Similarly, the language of the narrator in Virginia Woolf’s Orlando is said to historicize a protagonist that, while living 300 years and going through a sex change midway, experiences historical change as a set of directly corporeal and often sexual sensations (107). Thus the importance of theorizing bodily pleasure’s historicisms as an alternative to Marxists that understand that “genuine historical consciousness is precipitated by oppression” alone (99). In fact, it is Freeman’s attempt to theorize such a mode of “historical materialism otherwise” (192) that leads her to the final chapter on interracial practices of sadomasochism as an erotohistoriographic instrument for encountering and working through the horrors of slave trade.
Isaac Julien’s short film The Attendant (1992) becomes the basis for an analysis of S&M as a physicalization of one’s encounter with history, an encounter potentially able to take up materials of a traumatic past and remix them “in the interests of new possibilities for being an knowing” (144).
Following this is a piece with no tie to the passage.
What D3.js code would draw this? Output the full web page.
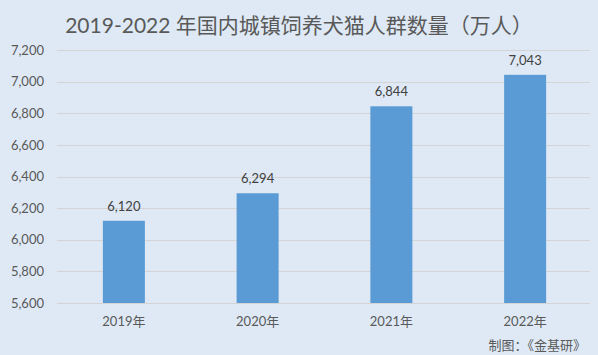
<!DOCTYPE html>
<html><head><meta charset="utf-8">
<script src="https://cdn.jsdelivr.net/npm/d3@7"></script>
<style>
html,body{margin:0;padding:0;background:#dee9f5;}
svg text{font-family:Lato,"Noto Sans CJK SC",sans-serif;}
</style></head>
<body><svg id="c" width="598" height="355"></svg>
<script>
const categories = ["2019年","2020年","2021年","2022年"];
const values = [6120, 6294, 6844, 7043];
const tickValues = [5600,5800,6000,6200,6400,6600,6800,7000,7200];
const title = "2019-2022 年国内城镇饲养犬猫人群数量（万人）";
const source = "制图：《金基研》";

const svg = d3.select("#c");
svg.append("rect").attr("width",598).attr("height",355).attr("fill","#dee9f5");
const m = {l:57, r:6, t:50, b:52};
const W = 598, H = 355;
const x = d3.scaleBand().domain(categories).range([m.l, W-m.r]).paddingInner(0.686).paddingOuter(0.343);
const y = d3.scaleLinear().domain([5600,7200]).range([H-m.b, m.t]);
const fmt = d3.format(",");

svg.append("g").selectAll("line").data(tickValues).join("line")
  .attr("x1",m.l).attr("x2",W-m.r-2)
  .attr("y1",d=>Math.round(y(d))+0.5).attr("y2",d=>Math.round(y(d))+0.5)
  .attr("stroke","#d4d4d4").attr("stroke-width",1);

const yAxis = svg.append("g").attr("transform",`translate(${m.l},0)`)
  .call(d3.axisLeft(y).tickValues(tickValues).tickFormat(fmt).tickSize(0).tickPadding(13));
yAxis.select(".domain").remove();
yAxis.selectAll("text").attr("fill","#595959").style("font-size","13px");

svg.append("g").selectAll("rect").data(values).join("rect")
  .attr("x",(d,i)=>x(categories[i])).attr("width",x.bandwidth())
  .attr("y",d=>y(d)).attr("height",d=>y(5600)-y(d)).attr("fill","#5b9bd5");

svg.append("g").selectAll("text").data(values).join("text")
  .attr("x",(d,i)=>x(categories[i])+x.bandwidth()/2).attr("y",d=>y(d)-10)
  .attr("text-anchor","middle").attr("fill","#404040").style("font-size","13px").text(d=>fmt(d));

const xAxis = svg.append("g").attr("transform",`translate(0,${H-m.b})`)
  .call(d3.axisBottom(x).tickSize(0).tickPadding(14));
xAxis.select(".domain").remove();
xAxis.selectAll("text").attr("fill","#595959").style("font-size","13px");

svg.append("text").attr("x",299).attr("y",33).attr("text-anchor","middle")
  .attr("fill","#595959").style("font-size","21px").text(title);
svg.append("text").attr("x",586).attr("y",350).attr("text-anchor","end")
  .attr("fill","#595959").style("font-size","13px").text(source);
</script></body></html>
The argument goes more or less like this: insofar as S&M reanimates historically specific social roles—like the colonial master and slave, the Catholic inquisitor, and the German Nazi—refurbishes them in historically specific elements of its theatrical language, and uses the body (and sexual gratification) to rearrange time, it becomes a mode of aesthetically commenting upon a history of oppression. Julien’s filmic work is analyzed as inquiring how bodily knowledge of trauma, encoded in S&M sex and its sensory elements, can be released for new bodily experiences, redistributing the content attached to chattel slavery’s historical baggage differently, and with sexual aims in target.
Through Julien’s work, Freeman admits that the “somatized historical knowledge” (168) restored by S&M neither demands nor produces accurate information about some past original experience, but in turn “enacts the oscillation between historically specific forms of time (…) and illuminates some past consequences and futural possibilities of this movement” (ibid). Such positing of corporeal performance as a historicizing movement renders the body a “kinetic and rhythmic improvisations of the social” (172). By doing so, I believe Freeman’s thinking gives further consistency to queer theory’s conceptual shift from the question of queerness as a psychological drive or an identity to the concept of queer as performance. The main question this book poses is how erotic relations and bodily acts are able to unbind time and history from capitalism’s regulated tempos in creative ways, unbinding thus our bodies from regulating structures like gender, race, class, and sexual identity themselves as inevitable markers of historical determination.